Neither Reform Nor Security
US analytical ineptitude vis-à-vis the royal family further erodes American credibility. In recent comments to Reuters, “a State Department source” commented that the problem was “a seventh-century Dark Age culture” resistant to modernization. The official remarked that “it has really been the royal family, the House of Saud, that has brought the culture along into more modern times.” Claims that the royal family represents a progressive force in Saudi Arabian society, echoed by George W. Bush in his speech on the Middle East and democracy on November 6, clearly misstate realities about the regime and embolden the opposition.
The success of MIRA’s call to action in October provides an indication that the group possesses some popular appeal. The anti-American and anti-regime message of MIRA’s radio broadcasts may be more popular than its inchoate political vision, however. It is probably more accurate to see MIRA as part of a reemerging Islamic opposition, rather than the main voice of Islamic reform. There are other underground voices demanding change that reject both the regime and those with more secular ideas. While members of the royal family dismiss the opposition as irrelevant, they clearly are not. As one voice in an emerging chorus calling for Islamic reform, MIRA and groups like it also appeal to those who eschew violent tactics such as those relied upon by extremists like al-Qaeda, yet do not wish to sell out their Islamic principles. Like the liberals, however, MIRA and other Islamists recognize that more anti-regime violence is likely, and have hinted that it may be justifiable as a result of government inflexibility.

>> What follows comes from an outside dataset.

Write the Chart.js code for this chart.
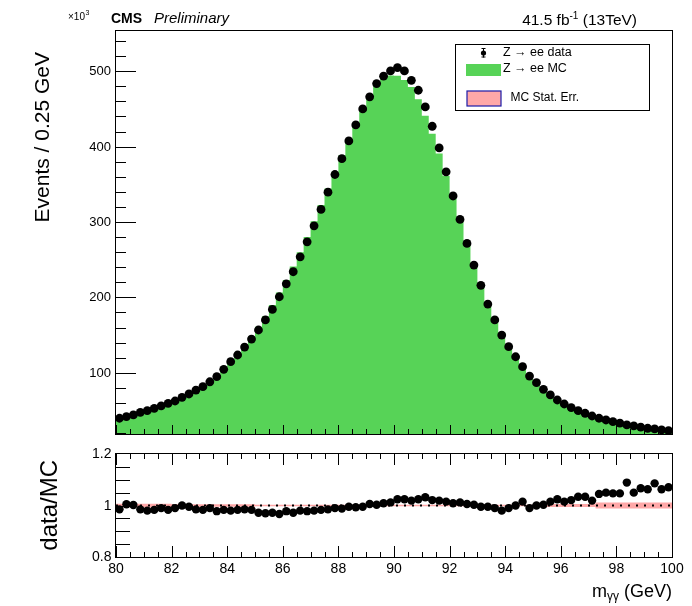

The liberals, though they are an elite coterie that draws on social and economic power to solicit attention from the state, have a popular appeal as well—though how much is unclear. Their efforts to work with a regime that is neither able to bring about reform nor security, the latter being a particularly urgent issue following the two serious violent attacks in Riyadh, has fed their own impatience. It remains to be seen if the liberals, who refuse to concede that violence is inevitable, can mobilize the same kind of grassroots public action that MIRA apparently rallied on October 14. Either way, until the regime rejects its hard-line approach and engages honestly in reform, one thing is certain: state and extremist violence will continue to intensify.
CORRECTION: The e-mail version of this article said that municipal elections in Saudi Arabia would be “unprecedented, if limited.” There were municipal elections held around the country from 1954 to 1964.